E qui è proprio il caso di soffermarsi un attimo: il faraonico e luccicante Jumeirah Beach, tutto finestre specchiate e piscine amazzoniche, risulta praticamente il capanno dei custodi al confronto del sopraccitato attiguo complesso alberghiero, ci vengono quindi aperte le porte dell’unico sette stelle al mondo per entrare nel deposito dei dollari di Zio Paperone.
Ogni cosa è superlativa, eccessiva, esagerata, iperbolica, lasciamo il vostro giudizio al momento della visione delle fotografie ed usciamo passando tra vasche di pesci corallini, soffitti dorati, marmi sfavillanti, tappeti di dimensione prato di San Siro, pareti da extraterrestri, dubbiosi se abbiamo fatto bene o meno a non confermare la suite da 780 metri quadrati, dall’insignificante costo di 12.000 euro a notte, ovviamente colazione e tasse di soggiorno escluse.

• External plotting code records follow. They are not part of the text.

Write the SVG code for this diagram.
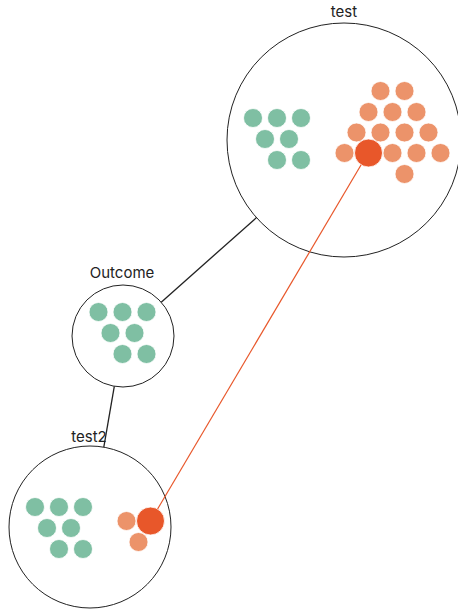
<svg xmlns="http://www.w3.org/2000/svg" width="458" height="609" viewBox="0 0 458 609">
<style>
.node{fill:#fff;stroke:#222;stroke-width:1}
.lbl{font-family:Inter,"Liberation Sans",sans-serif;font-size:15px;fill:#222;text-anchor:middle}
.g{fill:#7fbfa3;stroke:#fff;stroke-width:0.8}
.o{fill:#ec936a;stroke:#fff;stroke-width:0.8}
.b{fill:#e8572a;stroke:#fff;stroke-width:0.8}
.edge{stroke:#222;stroke-width:1.3;fill:none}
.hl{stroke:#e8572a;stroke-width:1.2;fill:none}
</style>
<g id="test">
<circle class="node" cx="344" cy="140" r="117"/>
<text class="lbl" x="344" y="17">test</text>
<circle class="g" cx="253" cy="118" r="9.5"/><circle class="g" cx="277" cy="118" r="9.5"/><circle class="g" cx="301" cy="118" r="9.5"/>
<circle class="g" cx="265" cy="139" r="9.5"/><circle class="g" cx="289" cy="139" r="9.5"/>
<circle class="g" cx="277" cy="160" r="9.5"/><circle class="g" cx="301" cy="160" r="9.5"/>
<circle class="o" cx="380.5" cy="91" r="9.5"/><circle class="o" cx="404.5" cy="91" r="9.5"/>
<circle class="o" cx="368.5" cy="112" r="9.5"/><circle class="o" cx="392.5" cy="112" r="9.5"/><circle class="o" cx="416.5" cy="112" r="9.5"/>
<circle class="o" cx="356.5" cy="132.5" r="9.5"/><circle class="o" cx="380.5" cy="132.5" r="9.5"/><circle class="o" cx="404.5" cy="132.5" r="9.5"/><circle class="o" cx="428.5" cy="132.5" r="9.5"/>
<circle class="o" cx="344.5" cy="153" r="9.5"/><circle class="o" cx="392.5" cy="153" r="9.5"/><circle class="o" cx="416.5" cy="153" r="9.5"/><circle class="o" cx="440.5" cy="153" r="9.5"/>
<circle class="o" cx="404.5" cy="174" r="9.5"/>
<circle class="b" cx="368.5" cy="153" r="14"/>
</g>
<g id="outcome">
<circle class="node" cx="123" cy="336" r="51"/>
<text class="lbl" x="122" y="278">Outcome</text>
<circle class="g" cx="98.5" cy="312" r="9.5"/><circle class="g" cx="122.5" cy="312" r="9.5"/><circle class="g" cx="146.5" cy="312" r="9.5"/>
<circle class="g" cx="110.5" cy="333" r="9.5"/><circle class="g" cx="134.5" cy="333" r="9.5"/>
<circle class="g" cx="122.5" cy="354" r="9.5"/><circle class="g" cx="146.5" cy="354" r="9.5"/>
</g>
<g id="test2">
<circle class="node" cx="90" cy="527" r="81"/>
<text class="lbl" x="89" y="442">test2</text>
<circle class="g" cx="35" cy="507" r="9.5"/><circle class="g" cx="59" cy="507" r="9.5"/><circle class="g" cx="83" cy="507" r="9.5"/>
<circle class="g" cx="47" cy="528" r="9.5"/><circle class="g" cx="71" cy="528" r="9.5"/>
<circle class="g" cx="59" cy="549" r="9.5"/><circle class="g" cx="83" cy="549" r="9.5"/>
<circle class="o" cx="126.5" cy="521" r="9.5"/><circle class="o" cx="138.5" cy="542" r="9.5"/>
<circle class="b" cx="150.5" cy="521" r="14"/>
</g>
<g id="connectors">
<line class="edge" x1="161.2" y1="302.2" x2="256.5" y2="217.6"/>
<line class="edge" x1="103.8" y1="447.2" x2="114.3" y2="386.3"/>
<line class="hl" x1="361" y1="165" x2="157.6" y2="509"/>
</g>
</svg>
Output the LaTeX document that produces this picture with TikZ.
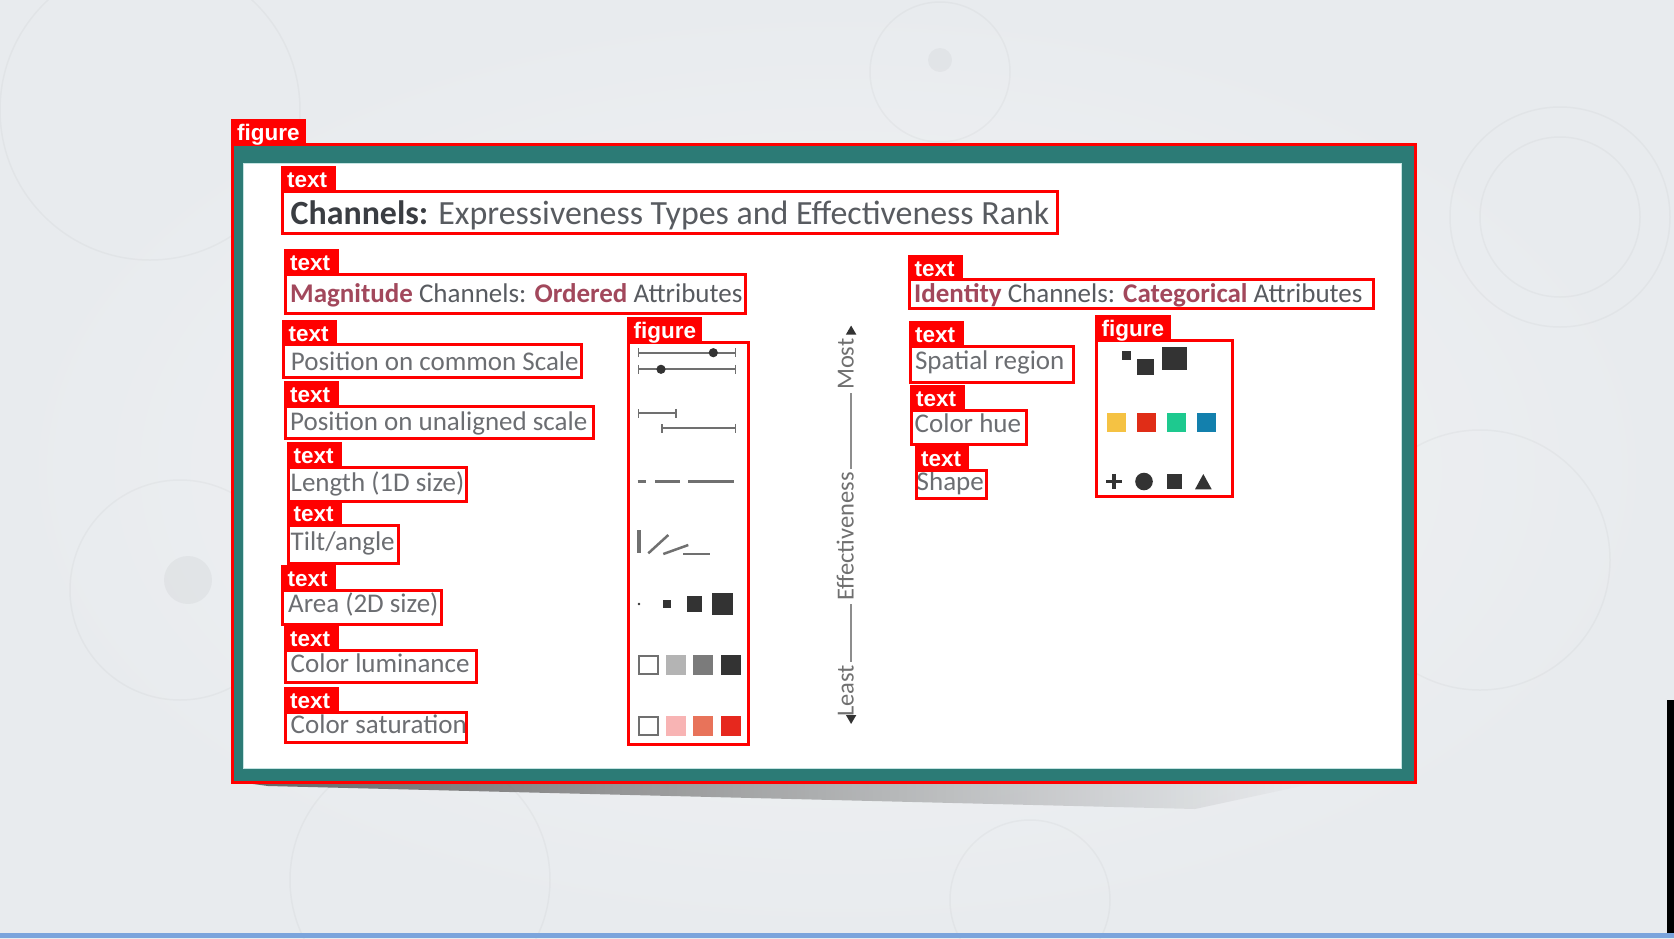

Sfruttiamo il macchinone della Budget per girovagare nella città vecchia, prospiciente al porto pullulante di ogni tipo di personaggio e di mercanzia, assai più che probabilmente di dubbia provenienza e dopo aver sacramentato ampiamente per il caotico traffico assolutamente fuori controllo, ceniamo nell’ennessimo centro commerciale , il tanto osannato Wafi che però si rivela melanconicamente come un grande Gigante di milanese aspetto, tutto quanto veniva decantato in termini di mega affari e super convenienza mi sembra possa essere paragonato a tutto quello che è la città: lo zero assoluto inventato a mò di specchietto delle allodole di questa Disneyland per grandi ove l’unico grande vantaggio sembra risiedere nel clima attualmente rasentante la perfezione.
Il buon Berlusca deve essersi ispirato in un viaggio da queste parti per promettere un milione di posti di lavoro: epica la mansione del giallo di turno che remunerato a torsoli di mela ha il compito da mane a sera di cancellare le impronte digitali sui pulsanti di chiamata degli ascensori.
Un vecchio adagio proclamava che stando con gli storpi si impara a zoppicare ed allora ci adeguiamo molto volentieri ai conforts disponibili, magari allargandoci pure un pochino, al punto che Annie sprofonda in un piacevolissimo torpore durante una seduta di pressoterapia in riva al mare, mentre Nicky adottando il grido della Curva Nord “Non mollare mai” pensa bene di spararsi un paio di chilometri sulla cresta delle onde del Golfo Persico trainato da un motoscafo per il suo primo tentativo, perfettamente riuscito, di sci nautico.
Torniamo con i piedi per terra e non solo metaforicamente dopo aver provato ogni tipo di accellarazione verticale su montacarichi ovviamente trasparenti e lucenti, tiriamo le somme di questa quasi settimana negli Emirati Arabi che ci hanno sicuramente colpiti, sorpresi, incuriositi, ammaliati, affascinati, stuzzicati sia dal punto di vista fisico che mentale ma che comunque riteniamo proponibili e trattabili solo a piccole dosi, preferibilmente “tagliate bene”…nell’arco dell’anno lavorativo.